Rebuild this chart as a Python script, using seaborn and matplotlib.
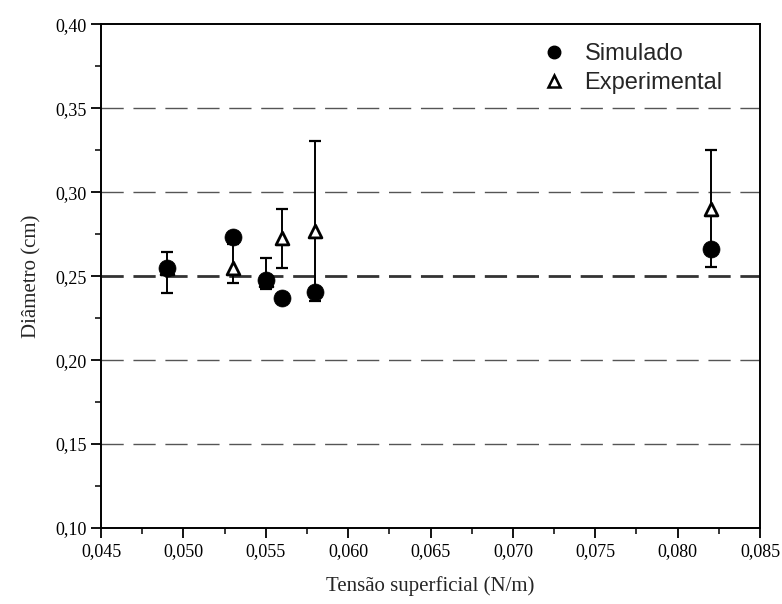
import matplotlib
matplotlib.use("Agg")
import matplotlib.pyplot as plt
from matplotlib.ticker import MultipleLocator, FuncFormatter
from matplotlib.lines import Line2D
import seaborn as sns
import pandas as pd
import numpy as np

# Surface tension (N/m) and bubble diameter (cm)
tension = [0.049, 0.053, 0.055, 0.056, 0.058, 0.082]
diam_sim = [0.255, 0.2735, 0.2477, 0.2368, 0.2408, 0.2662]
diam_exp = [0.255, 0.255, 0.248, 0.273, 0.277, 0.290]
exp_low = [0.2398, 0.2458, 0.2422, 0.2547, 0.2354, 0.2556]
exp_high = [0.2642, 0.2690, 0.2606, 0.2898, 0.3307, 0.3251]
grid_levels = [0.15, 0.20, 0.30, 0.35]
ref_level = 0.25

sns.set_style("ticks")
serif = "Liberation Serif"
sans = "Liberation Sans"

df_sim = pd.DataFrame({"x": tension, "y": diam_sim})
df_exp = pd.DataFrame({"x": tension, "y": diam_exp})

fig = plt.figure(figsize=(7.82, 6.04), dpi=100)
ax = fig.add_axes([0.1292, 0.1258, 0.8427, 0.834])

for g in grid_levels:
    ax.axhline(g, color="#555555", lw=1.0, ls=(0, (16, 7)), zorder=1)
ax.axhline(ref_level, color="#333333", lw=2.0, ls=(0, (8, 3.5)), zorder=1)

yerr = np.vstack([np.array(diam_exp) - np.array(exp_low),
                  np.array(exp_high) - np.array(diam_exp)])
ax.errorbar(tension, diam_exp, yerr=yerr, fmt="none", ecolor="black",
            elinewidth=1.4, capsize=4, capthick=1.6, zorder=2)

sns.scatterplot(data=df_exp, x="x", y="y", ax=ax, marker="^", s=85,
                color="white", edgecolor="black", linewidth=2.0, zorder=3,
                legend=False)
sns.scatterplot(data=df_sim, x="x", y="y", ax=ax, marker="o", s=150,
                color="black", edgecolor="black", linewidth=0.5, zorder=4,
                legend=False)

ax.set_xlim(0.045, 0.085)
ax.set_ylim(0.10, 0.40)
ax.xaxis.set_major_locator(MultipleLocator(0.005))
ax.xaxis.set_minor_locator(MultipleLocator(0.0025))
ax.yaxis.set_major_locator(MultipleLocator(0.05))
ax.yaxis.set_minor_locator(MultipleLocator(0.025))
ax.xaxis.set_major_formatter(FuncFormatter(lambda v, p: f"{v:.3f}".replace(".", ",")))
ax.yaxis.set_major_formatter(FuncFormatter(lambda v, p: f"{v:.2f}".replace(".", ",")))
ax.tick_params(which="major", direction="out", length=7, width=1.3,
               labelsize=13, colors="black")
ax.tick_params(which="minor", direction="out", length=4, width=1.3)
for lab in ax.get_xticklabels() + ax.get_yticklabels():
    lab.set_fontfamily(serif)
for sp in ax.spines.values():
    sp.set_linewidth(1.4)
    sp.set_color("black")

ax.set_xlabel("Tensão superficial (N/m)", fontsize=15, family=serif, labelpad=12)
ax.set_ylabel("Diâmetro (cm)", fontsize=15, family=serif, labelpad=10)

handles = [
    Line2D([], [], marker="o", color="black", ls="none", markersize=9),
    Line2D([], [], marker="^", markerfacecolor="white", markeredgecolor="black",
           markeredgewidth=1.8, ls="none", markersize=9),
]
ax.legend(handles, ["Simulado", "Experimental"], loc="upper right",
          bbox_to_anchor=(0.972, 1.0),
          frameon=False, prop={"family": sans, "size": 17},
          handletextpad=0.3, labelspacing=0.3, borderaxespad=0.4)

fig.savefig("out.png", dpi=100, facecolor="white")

Task goal —
Reply with the number of lines in the data that include the string "matplotlib" and nothing else.

Final result —
6